Ms. Ladele stated that she holds "the orthodox Christian view that marriage is the union of one man and one woman for life to the exclusion of all others" and that civil partnerships are "contrary to God's law." Perhaps they are, but so too is the re-marriage of divorcees. Why not be consistent and separate, in both cases, the sacred from the secular? Render unto Islington what is Islington's, and to God what is God's.

Consistency is not always admirable in matters of conscience, certainly not if it means that we fail to distinguish a lesser wrong from a greater. Ms. Ladele may well have felt that marrying divorcees was a compromise she could make, but "marrying" gays was not. She is fully entitled to her view and to take a principled stance on it. But how principled was her stance?

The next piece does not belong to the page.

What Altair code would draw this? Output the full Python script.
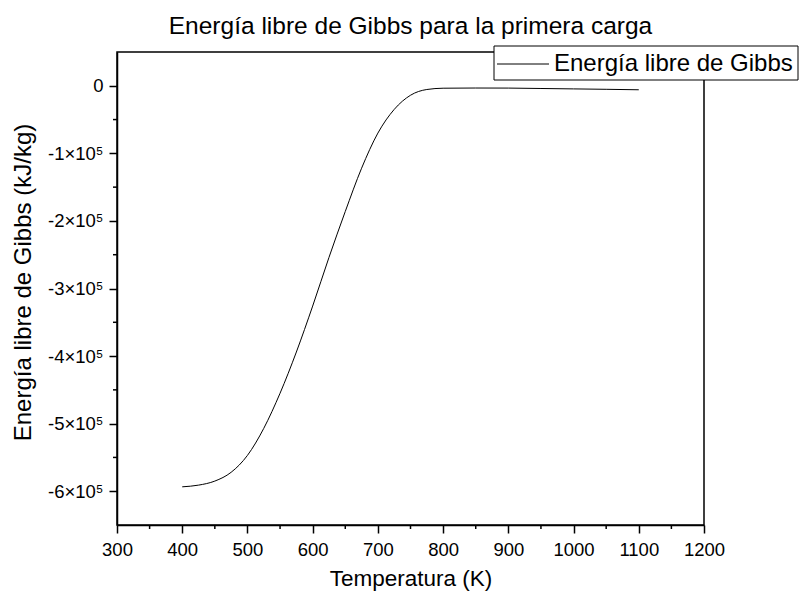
import altair as alt
import pandas as pd

# data
temps = [400, 425, 450, 475, 500, 525, 550, 575, 600, 625, 650, 675, 700, 725, 750,
         775, 800, 850, 900, 950, 1000, 1050, 1100]
gibbs = [-593500, -591000, -585000, -572000, -547000, -507000, -455000, -394000,
         -326000, -254000, -186000, -122000, -70000, -35000, -14000, -5500, -3600,
         -3300, -3400, -4000, -4600, -5200, -5900]

x_major = [300, 400, 500, 600, 700, 800, 900, 1000, 1100, 1200]
x_minor = [350, 450, 550, 650, 750, 850, 950, 1050, 1150]
y_major = [-600000, -500000, -400000, -300000, -200000, -100000, 0]
y_minor = [-550000, -450000, -350000, -250000, -150000, -50000]

title_text = "Energía libre de Gibbs para la primera carga"
series_name = "Energía libre de Gibbs"
x_title = "Temperatura (K)"
y_title = "Energía libre de Gibbs (kJ/kg)"

FONT = "Liberation Sans"
W, H = 587, 473

xs = alt.Scale(domain=[300, 1200], nice=False, zero=False)
ys = alt.Scale(domain=[-650000, 50000], nice=False, zero=False)
x_axis = alt.Axis(values=x_major, labelExpr="datum.value", titlePadding=9,
                  labelFlush=False, labelPadding=7, titleFontSize=22.5)
y_axis = alt.Axis(values=y_major, titlePadding=12, titleFontSize=24, titleY=230,
                  labelFlush=False, labelPadding=6,
                  labelExpr="datum.value == 0 ? '0' : (datum.value < 0 ? '-' : '') + abs(datum.value)/100000 + '×10⁵'")

df = pd.DataFrame({"T": temps, "G": gibbs})

line = alt.Chart(df).mark_line(color="black", strokeWidth=1, interpolate="monotone").encode(
    x=alt.X("T:Q", scale=xs, title=x_title, axis=x_axis),
    y=alt.Y("G:Q", scale=ys, title=y_title, axis=y_axis),
)

minor_x = alt.Chart(pd.DataFrame({"T": x_minor})).mark_rule(color="black", strokeWidth=1.5).encode(
    x=alt.X("T:Q", scale=xs, title=x_title, axis=x_axis),
    y=alt.value(H),
    y2=alt.value(H + 4),
)

minor_y = alt.Chart(pd.DataFrame({"G": y_minor})).mark_rule(color="black", strokeWidth=1.5).encode(
    y=alt.Y("G:Q", scale=ys, title=y_title, axis=y_axis),
    x=alt.value(-4),
    x2=alt.value(0),
)

leg_df = pd.DataFrame({"name": [series_name]})
leg_box = alt.Chart(leg_df).mark_rect(fill="white", stroke="black", strokeWidth=1).encode(
    x=alt.value(377), x2=alt.value(681), y=alt.value(-6), y2=alt.value(28))
leg_line = alt.Chart(leg_df).mark_rule(color="black", strokeWidth=1).encode(
    x=alt.value(380), x2=alt.value(432), y=alt.value(12))
leg_text = alt.Chart(leg_df).mark_text(align="left", baseline="middle", font=FONT,
                                       fontSize=24, color="black").encode(
    x=alt.value(437), y=alt.value(12), text="name:N")

chart = alt.layer(line, minor_x, minor_y, leg_box, leg_line, leg_text).properties(
    width=W, height=H,
    title=alt.TitleParams(title_text, font=FONT, fontSize=24.5, fontWeight="normal",
                          anchor="middle", color="black", offset=6),
    autosize=alt.AutoSizeParams(type="none"),
    padding={"left": 109, "top": 44, "right": 95, "bottom": 66},
).configure_view(stroke="black", strokeWidth=1.5).configure_axis(
    grid=False, domainColor="black", domainWidth=1.5, tickColor="black", tickWidth=1.5,
    tickSize=8, labelFont=FONT, labelFontSize=18.5, labelColor="black",
    titleFont=FONT, titleFontWeight="normal", titleColor="black",
)

chart.save("out.html", embed_options={"renderer": "svg", "actions": False})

Before bringing her tribunal case, Ms. Ladele demanded that others conduct civil partnership ceremonies in her place. She was, it seems, happy for her colleagues to "sin" more so she could "sin" less, and for them to make sacrifices -- by rearranging their working patterns -- to accommodate her religious sensibilities. When they grew tired of this, she sued -- at taxpayers' expense -- and won a "large payout." There's profit in principles.

What Ms. Ladele did was wrong. When the requirements of a job change such that they conflict with one's conscience, the right thing to do is resign. This is what Ms. Ladele should have done. She should have explained her reasons without trumpeting her virtue.

Resigning is not an easy thing to do. It may be hard to get another job. Fewer jobs are open to a man with a conscience. For a Christian, this is the cross he has to bear, but he has no right to force another man to bear it.

Islam is different. In the case of the hijab and the hairdresser, the Muslim demanded that the non-Muslim bear the cost of her piety. In my Pajamas Media piece on that case, I wrote:

Islam is doing what Islam has always done: taking territory by any means possible. For Muslims in the West, tears are more effective than guns.

Christianity is better than this. A Christian who uses victimhood as a weapon is letting the side down. Jesus said his yoke is easy, but he didn't say it came with a compensation payout.

For believers and non-believers alike, it is not in the public interest that victimhood should be lucrative. Islington Council has appealed. I hope that it wins and that this dangerous precedent is overturned.